CFTC Wins Appeal: Trusts Can’t Dodge Commodity Rules
The Seventh Circuit Court of Appeals just handed the Commodity Futures Trading Commission (CFTC) a big victory, ruling that family trusts must register as commodity pool operators if they trade futures—even if trustees act only on client instructions. This overturns a lower decision and slams the door on a popular loophole, forcing more investment vehicles into the regulatory spotlight. For crypto traders and DeFi players, it’s a stark reminder that futures-like instruments, including some crypto derivatives, fall squarely under CFTC oversight, potentially tightening compliance across markets.
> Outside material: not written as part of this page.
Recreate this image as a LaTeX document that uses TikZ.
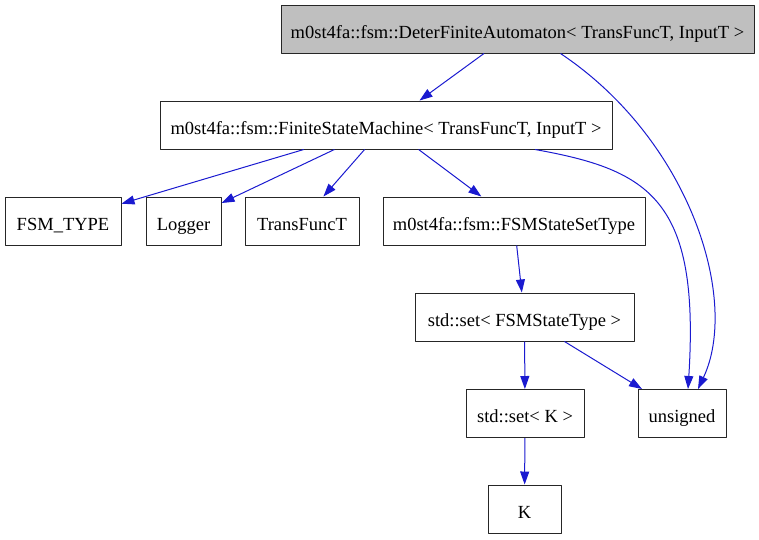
\documentclass[tikz,border=0pt]{standalone}
\usepackage{fontspec}
\setmainfont{Liberation Serif}
\usetikzlibrary{arrows.meta}
\definecolor{edgeblue}{RGB}{26,26,208}
\definecolor{boxgray}{RGB}{191,191,191}
\begin{document}
\begin{tikzpicture}[x=1pt, y=-1pt, line join=round,
    cls/.style={draw=black!85, line width=1pt, minimum height=48pt, inner sep=0pt,
      text height=18pt, text depth=0pt, font=\fontsize{18.5}{22}\selectfont},
    dep/.style={-{Triangle[length=13pt, width=9pt]}, draw=edgeblue, line width=1pt}]
  \useasboundingbox (0,0) rectangle (759,539);

  % Class boxes
  \node[cls, fill=boxgray, minimum width=473pt] (dfa) at (517.5,29)
    {m0st4fa::fsm::DeterFiniteAutomaton< TransFuncT, InputT >};
  \node[cls, minimum width=452pt] (fsm) at (386,125)
    {m0st4fa::fsm::FiniteStateMachine< TransFuncT, InputT >};
  \node[cls, minimum width=116pt] (fsmtype) at (63,221) {FSM\_TYPE};
  \node[cls, minimum width=75pt] (logger) at (183.5,221) {Logger};
  \node[cls, minimum width=114pt] (transfunc) at (302,221) {TransFuncT};
  \node[cls, minimum width=262pt] (stateset) at (514,221) {m0st4fa::fsm::FSMStateSetType};
  \node[cls, minimum width=219pt] (stdset) at (524.5,317) {std::set< FSMStateType >};
  \node[cls, minimum width=118pt] (setk) at (525,413.5) {std::set< K >};
  \node[cls, minimum width=88pt] (unsigned) at (682,413.5) {unsigned};
  \node[cls, minimum width=73pt] (k) at (524.5,509) {K};

  % Dependencies
  \draw[dep] (dfa) -- (fsm);
  \draw[dep] ([xshift=43pt]dfa.south) .. controls (690,140) and (740,300) .. ([xshift=16pt]unsigned.north);
  \draw[dep] (fsm) -- (fsmtype);
  \draw[dep] (fsm) -- (logger);
  \draw[dep] (fsm) -- (transfunc);
  \draw[dep] (fsm) -- (stateset);
  \draw[dep] ([xshift=149pt]fsm.south) .. controls (650,170) and (700,200) .. ([xshift=6pt]unsigned.north);
  \draw[dep] (stateset) -- (stdset);
  \draw[dep] (stdset) -- (setk);
  \draw[dep] (stdset) -- (unsigned);
  \draw[dep] (setk) -- (k);
\end{tikzpicture}
\end{document}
The saga started when the Conway Family Trust petitioned for CFTC exemption in 2016, arguing its trustees merely executed trades directed by trust beneficiaries, not managing a “commodity pool” under the Commodity Exchange Act. The CFTC denied the request, insisting the trust pooled client funds for futures trading and needed to register. A district court sided with the trust, but the Seventh Circuit reversed on appeal, holding that any entity pooling funds for futures—even with passive trustees—qualifies as a commodity pool operator requiring full registration, audits, and disclosures. The Conways lose; CFTC wins decisively, with immediate impact on similar trusts now facing registration deadlines or shutdown risks.
In plain English, this means no more hiding behind “we’re just following orders” for futures trading outfits. If your setup pools investor money into futures contracts—think leveraged bets on anything from oil to Bitcoin perpetuals—you’re a commodity pool, period, and must jump through CFTC hoops or face enforcement.
Crypto markets feel the ripple hard: CFTC’s authority over futures and derivatives gets supercharged, closing evasion routes that DeFi protocols and offshore exchanges exploited for crypto perps and options. Expect heightened scrutiny on tokenized commodities or stablecoin-backed futures, blurring lines with SEC turf and risking dual regulation whiplash. Decentralized platforms trading synthetics now face “pool operator” classification threats, spooking traders toward centralized exchanges for compliance cover, while sentiment sours on unregulated yield farms—higher risk premia ahead, but savvy operators spot registration as a moat against raids.
Strap in for stricter CFTC policing; unregistered crypto futures plays just got radioactive.